The sexism reached a head a fortnight ago when a menu for a Liberal fundraising dinner, lampooning her in crude sexual terms, came to light and she was grilled by a shock-jock about whether her partner, Tim Mathieson, was gay.

Across the Tasman Sea, former prime minister Helen Clark was subjected to tittle-tattle about her sexuality, despite New Zealand being a socially progressive society which had already had one female leader, Jenny Shipley.

“Australia’s still got that sense of the frontier country, with masculinised versions of merit and leadership.” says Eva Cox, a leading feminist and social commentator.
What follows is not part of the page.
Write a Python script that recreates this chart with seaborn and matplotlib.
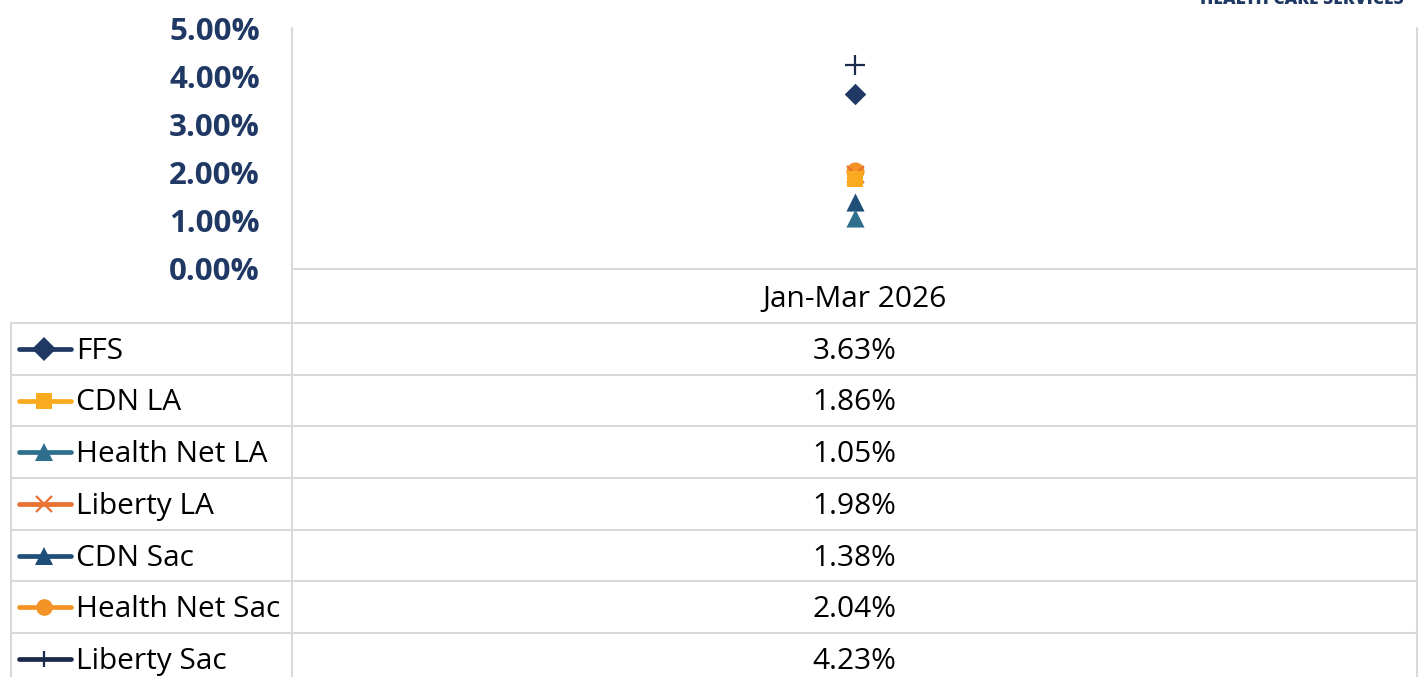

Melanie Fernandez, national chair of the Women’s Electoral Lobby, believes Ms Gillard’s treatment has “punctured the myth that we’re living in a post-feminist society”. But she says it has also galvanised young women, and stirred debate about inequalities such as a 17.5 per cent pay gap and the fact that women make up less than 10 per cent of directors of the top 500 companies.

One focus for the new wave of activism is a group called Destroy the Joint, inspired by a right-wing shock jock Alan Jones, who complained that Ms Gillard, Sydney’s Lord Mayor, Clover Moore, and the former Police Commissioner of Victoria, Christine Nixon, were “destroying the joint”.

As for Ms Gillard, she was a tough politician who held together a minority government and pushed through more legislation than any leader before her. She dealt with sexism with dignity and good grace.

Annabel Crabb, a respected political commentator, wrote yesterday:  “She has changed politics … The ultimate goal is for gender to be unremarkable … We’re not there yet.”